━━━━━ Data segment
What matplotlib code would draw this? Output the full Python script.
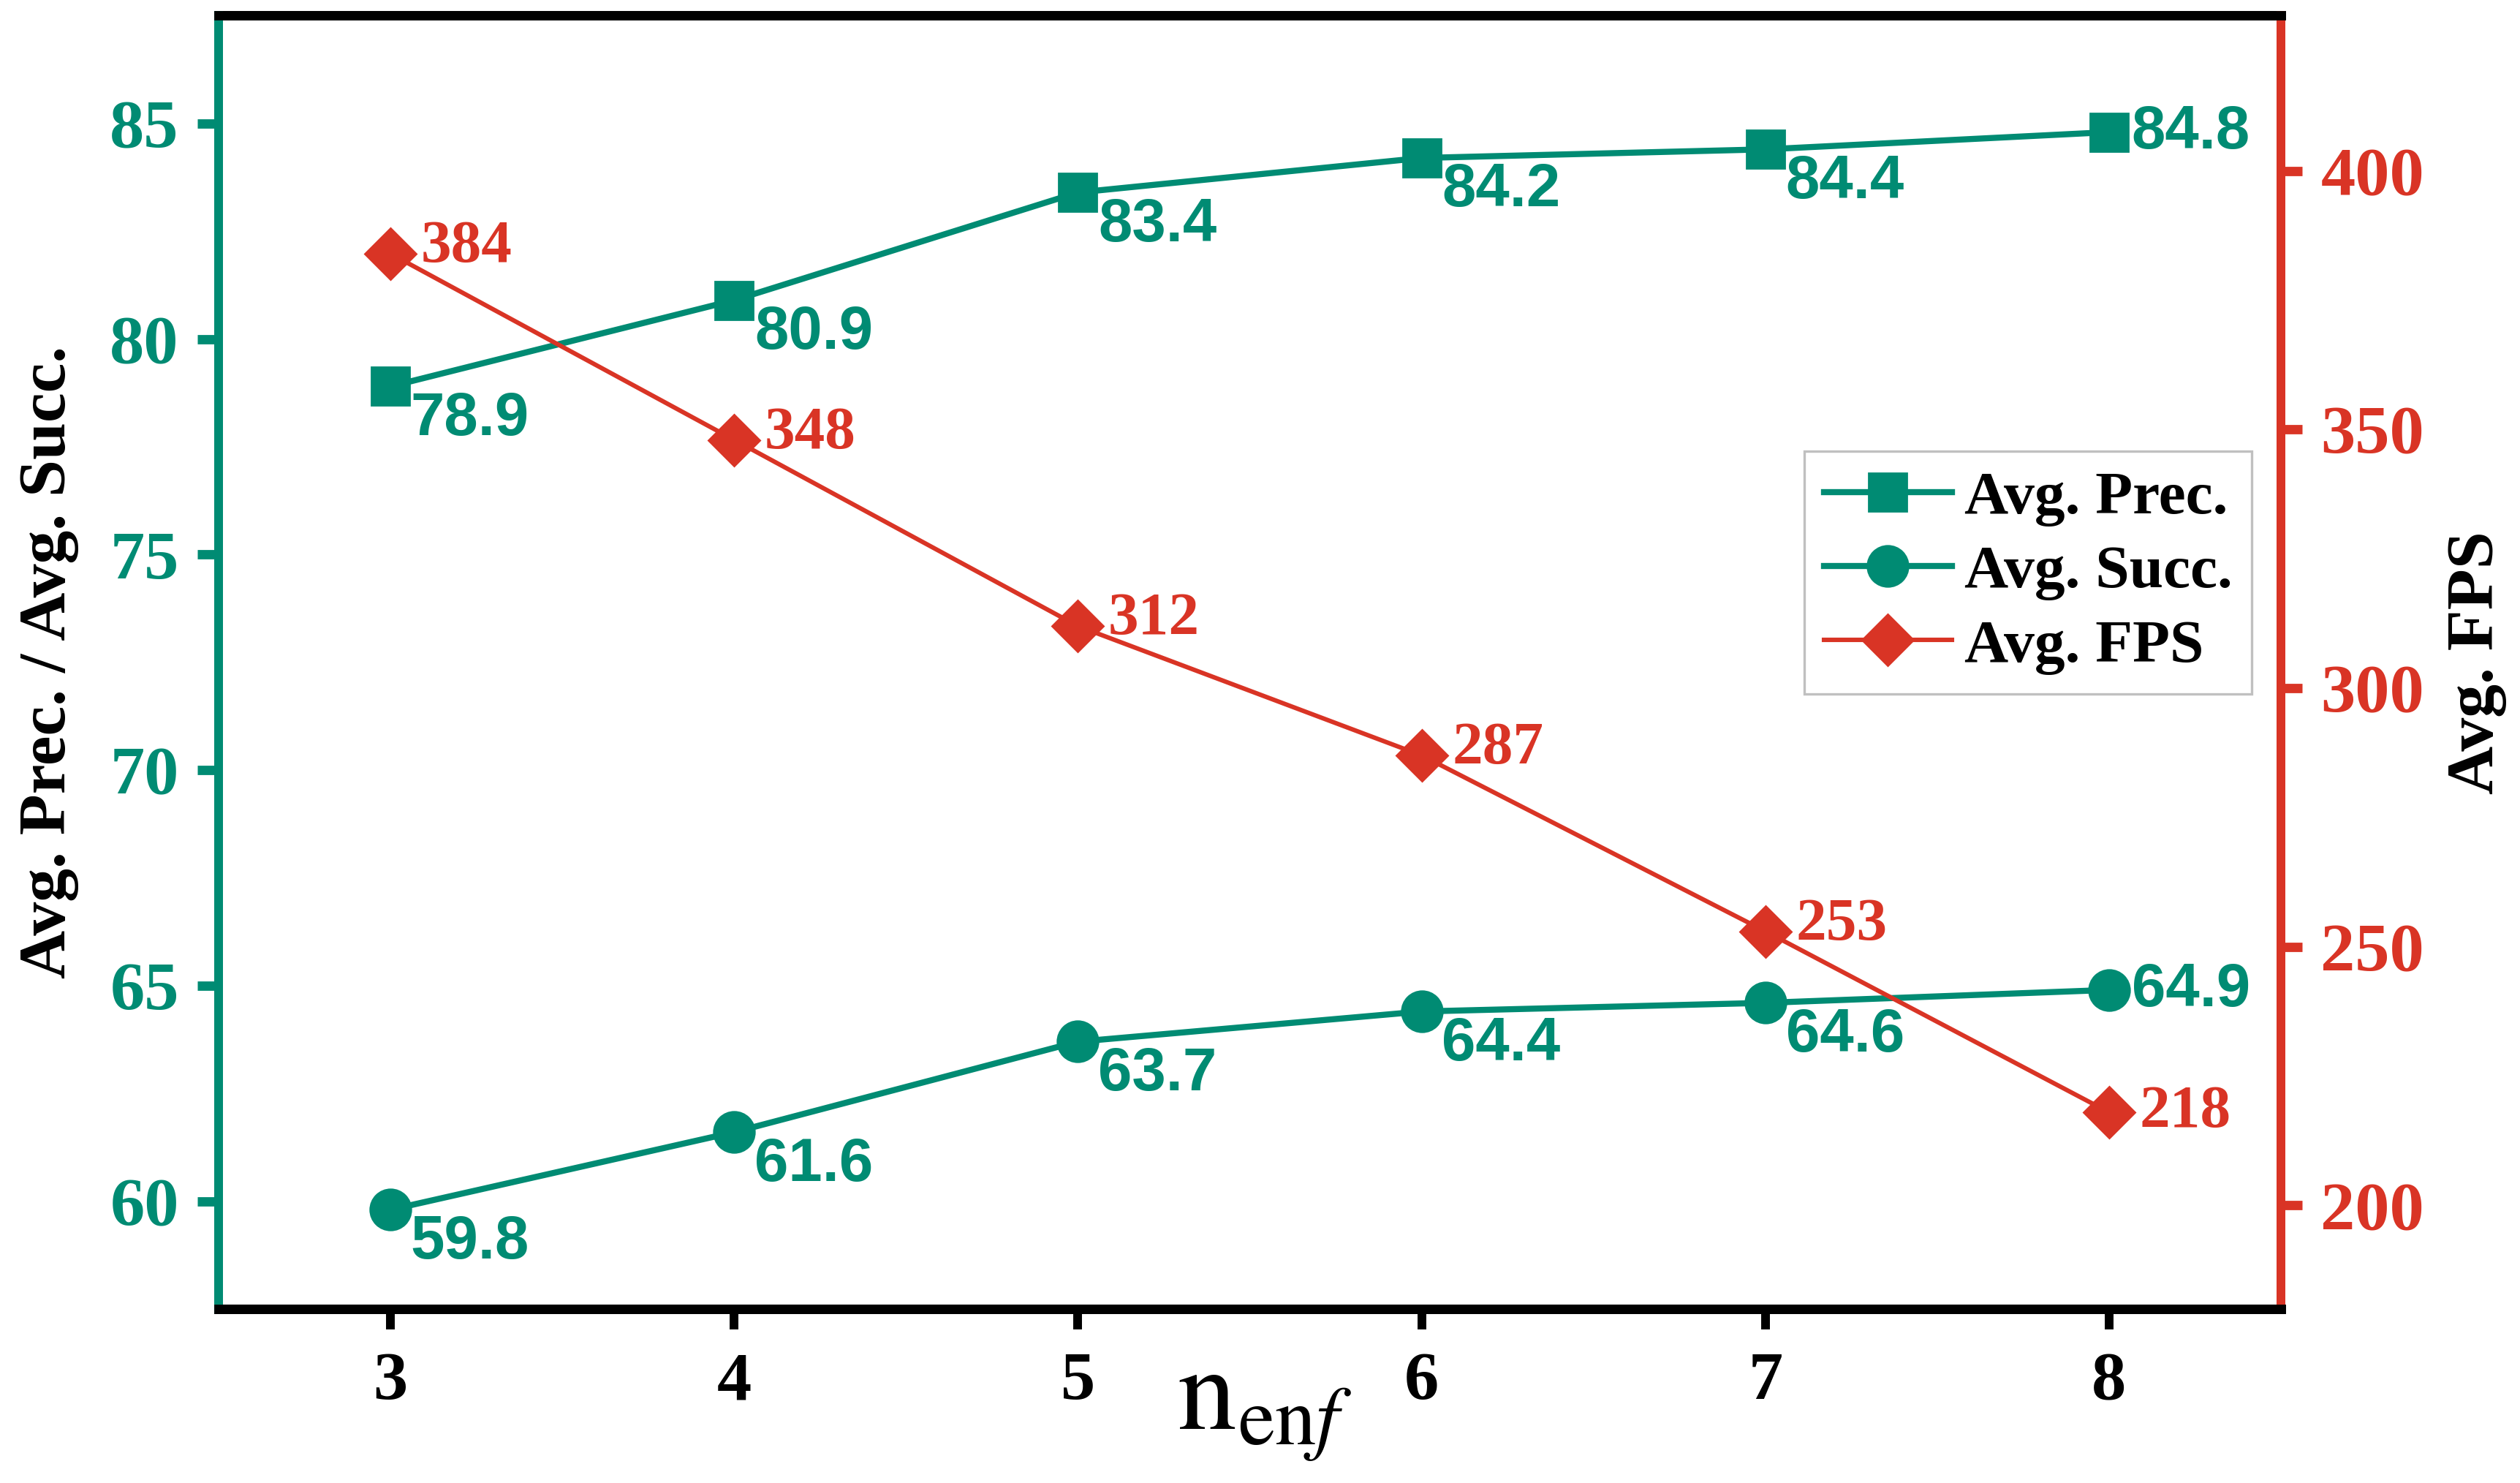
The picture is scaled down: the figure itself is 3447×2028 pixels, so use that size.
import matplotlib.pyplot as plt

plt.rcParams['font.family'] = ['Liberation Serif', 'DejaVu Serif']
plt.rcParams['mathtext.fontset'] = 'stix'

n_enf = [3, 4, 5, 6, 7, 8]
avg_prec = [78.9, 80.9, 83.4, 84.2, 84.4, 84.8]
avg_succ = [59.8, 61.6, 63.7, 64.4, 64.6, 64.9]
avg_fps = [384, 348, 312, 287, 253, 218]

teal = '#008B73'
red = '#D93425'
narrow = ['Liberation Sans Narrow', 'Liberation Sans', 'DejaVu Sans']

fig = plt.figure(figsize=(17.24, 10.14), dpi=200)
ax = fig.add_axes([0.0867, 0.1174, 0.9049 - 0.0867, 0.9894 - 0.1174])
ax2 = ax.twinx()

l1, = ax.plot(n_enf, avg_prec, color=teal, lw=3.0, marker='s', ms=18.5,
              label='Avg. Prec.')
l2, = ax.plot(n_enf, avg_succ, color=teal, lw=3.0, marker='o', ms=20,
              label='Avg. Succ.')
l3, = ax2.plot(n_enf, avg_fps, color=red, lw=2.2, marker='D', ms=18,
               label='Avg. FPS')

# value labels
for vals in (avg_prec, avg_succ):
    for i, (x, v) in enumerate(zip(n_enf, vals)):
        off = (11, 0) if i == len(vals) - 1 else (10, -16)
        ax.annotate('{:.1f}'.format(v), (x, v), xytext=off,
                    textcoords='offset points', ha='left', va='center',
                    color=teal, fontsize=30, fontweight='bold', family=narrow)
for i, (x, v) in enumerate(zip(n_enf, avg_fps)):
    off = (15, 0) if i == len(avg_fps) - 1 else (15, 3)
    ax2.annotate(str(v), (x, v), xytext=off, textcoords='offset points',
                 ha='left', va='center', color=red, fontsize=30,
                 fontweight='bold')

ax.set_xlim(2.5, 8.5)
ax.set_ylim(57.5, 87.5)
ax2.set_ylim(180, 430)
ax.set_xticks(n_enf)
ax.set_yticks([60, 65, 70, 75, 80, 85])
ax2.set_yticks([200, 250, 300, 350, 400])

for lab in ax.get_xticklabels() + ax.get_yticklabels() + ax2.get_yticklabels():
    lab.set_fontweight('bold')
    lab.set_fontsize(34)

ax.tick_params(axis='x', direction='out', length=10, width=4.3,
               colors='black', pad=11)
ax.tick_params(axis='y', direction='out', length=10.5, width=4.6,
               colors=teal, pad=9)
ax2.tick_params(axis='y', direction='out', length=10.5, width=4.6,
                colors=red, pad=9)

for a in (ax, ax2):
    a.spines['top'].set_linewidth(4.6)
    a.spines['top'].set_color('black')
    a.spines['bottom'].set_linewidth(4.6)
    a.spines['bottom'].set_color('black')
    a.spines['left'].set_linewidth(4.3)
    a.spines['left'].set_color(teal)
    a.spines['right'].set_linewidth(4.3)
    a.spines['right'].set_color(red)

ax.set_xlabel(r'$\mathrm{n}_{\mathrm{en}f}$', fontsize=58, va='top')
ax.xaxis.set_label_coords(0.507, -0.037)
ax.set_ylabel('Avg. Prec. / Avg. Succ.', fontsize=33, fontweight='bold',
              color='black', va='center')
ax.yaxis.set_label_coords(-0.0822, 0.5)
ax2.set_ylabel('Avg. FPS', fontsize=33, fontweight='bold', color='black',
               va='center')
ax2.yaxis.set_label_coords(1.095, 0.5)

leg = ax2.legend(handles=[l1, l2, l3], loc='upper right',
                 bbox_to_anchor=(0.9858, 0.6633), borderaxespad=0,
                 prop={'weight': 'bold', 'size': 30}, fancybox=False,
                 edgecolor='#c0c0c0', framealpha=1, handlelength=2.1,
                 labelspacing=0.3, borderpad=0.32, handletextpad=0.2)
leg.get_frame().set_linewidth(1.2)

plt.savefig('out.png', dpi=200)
━━━━━━━━━━
§ Work instructions: Everything from the line that contains "The picture is" through the line that contains "plt.rcParams['mathtext.fontset'] = 'stix'" is to be transcribed exactly, and nothing outside that range.

§ Reply to the task:
The picture is scaled down: the figure itself is 3447×2028 pixels, so use that size.
import matplotlib.pyplot as plt

plt.rcParams['font.family'] = ['Liberation Serif', 'DejaVu Serif']
plt.rcParams['mathtext.fontset'] = 'stix'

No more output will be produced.